Рост этой трещины можно проследить буквально по дням. Письмо Чаадаева (История России - грозный урок, данный народам, "до чего отчуждение и рабство могут довести" - главная его мысль.) появляется в 1836 году... Через несколько месяцев сражен Пушкин (он успел все же ответить Чаадаеву: "Клянусь честью, что ни за что на свете я не хотел бы переменить отечество или иметь другую историю, кроме истории наших предков, такой, какой нам Бог ее дал" (Из письма А.С.Пушкина к П.Я.Чаадаеву от 19 октября 1836 года)...

Первая же программная статья Хомякова появляется через три года после чаадаевского письма...
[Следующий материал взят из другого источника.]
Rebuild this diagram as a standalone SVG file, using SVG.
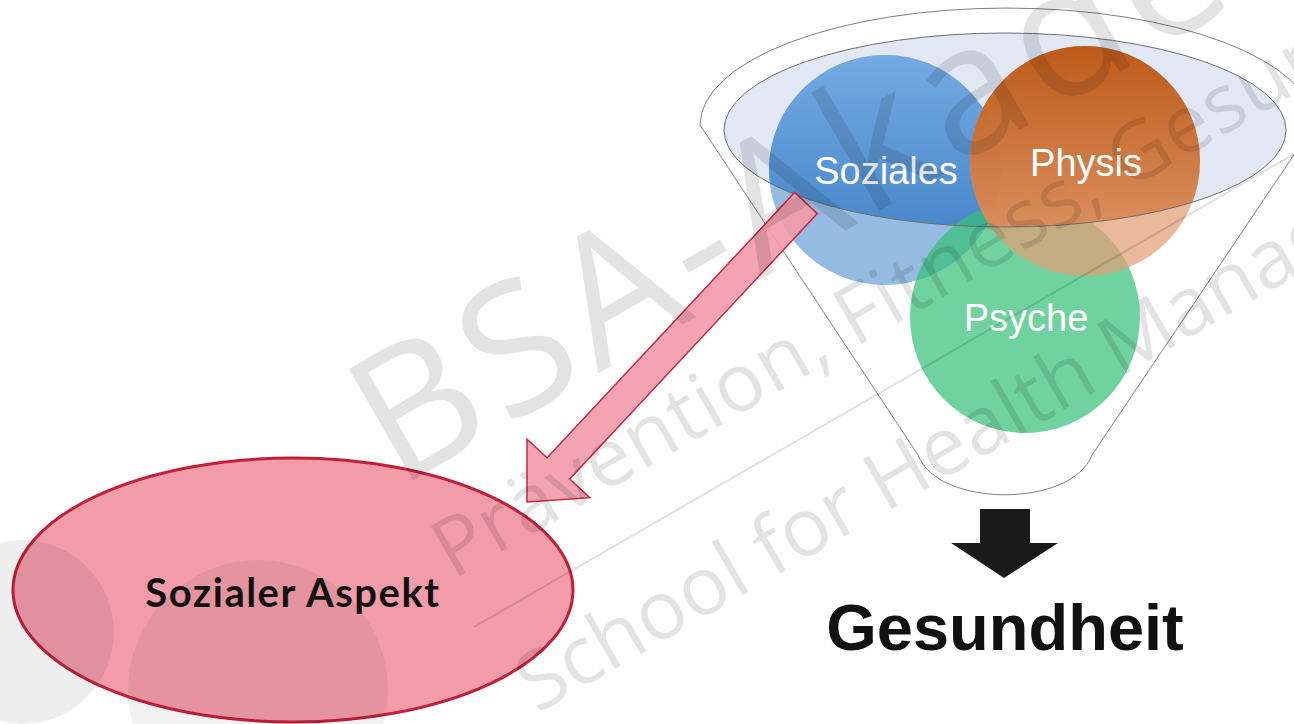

Для Хомякова история России становится не всемирным уроком, а всемирной исповедью (!). История же вражды начиналась с горячих споров в гостиных и салонах "друзей-врагов"... И думается, был бы жив Пушкин, их не трудно было бы примирить. Разве "Борис Годунов" - не ответ и тем и другим? В самом деле, история России - исповедь, когда Россия следует Божьему о ней замыслу, и тут же становится страшным уроком, как только она перестает ему соответствовать.

Разве не таковой была и история богоизбранного народа? И разве не убеждают в этом сегодняшние наши русофилы-антисемиты, как две капли воды похожие на ненавистных им фундаменталистов-иудеев?

Впрочем, и сами европейцы, прямые и "альтернативные", казались тогда не столько антагонистами, сколько двумя отражениями чего-то некогда цельного и единого (двуликим Янусом, - как назвал их проницательный Герцен).

Грустный и чистый сердцем Киреевский однажды с глубокой печалью сказал Грановскому: "Сердцем я больше связан с вами, но не делю многого из ваших убеждений; с нашими я ближе верой, но столько же расхожусь в другом"...

Рассказывают и такую, в высшей степени символическую историю: "В 1844 году, когда споры славянофилов с западниками дошли до того, что они уже не хотели более встречаться, Г. как-то шел по улице, К.Аксаков ехал в санях. Г. дружески поклонился ему. Он было проехал, но вдруг остановил кучера, вышел из саней и подошел к Г. "Мне было слишком больно, - сказал он, - проехать мимо вас и не проститься с вами. Вы понимаете, что после всего, что было между вашими друзьями и моими, я не буду к вам ездить; жаль, жаль, но делать нечего. Я хотел пожать вашу руку и проститься". Он быстро пошел к своим саням, но вдруг воротился. Г. стоял на том же месте; ему было грустно. Аксаков бросился к нему, крепко обнял его и крепко поцеловал. У него на глазах были слезы. Этому-то младенцу сердцем, но убежденному и непреклонному фанатику и пришлось играть главную роль в проповеди славянофильства. Можно себе наперед представить, сколько горячности было внесено в эту проповедь и к каким жизненным практическим результатам могла она привести!"...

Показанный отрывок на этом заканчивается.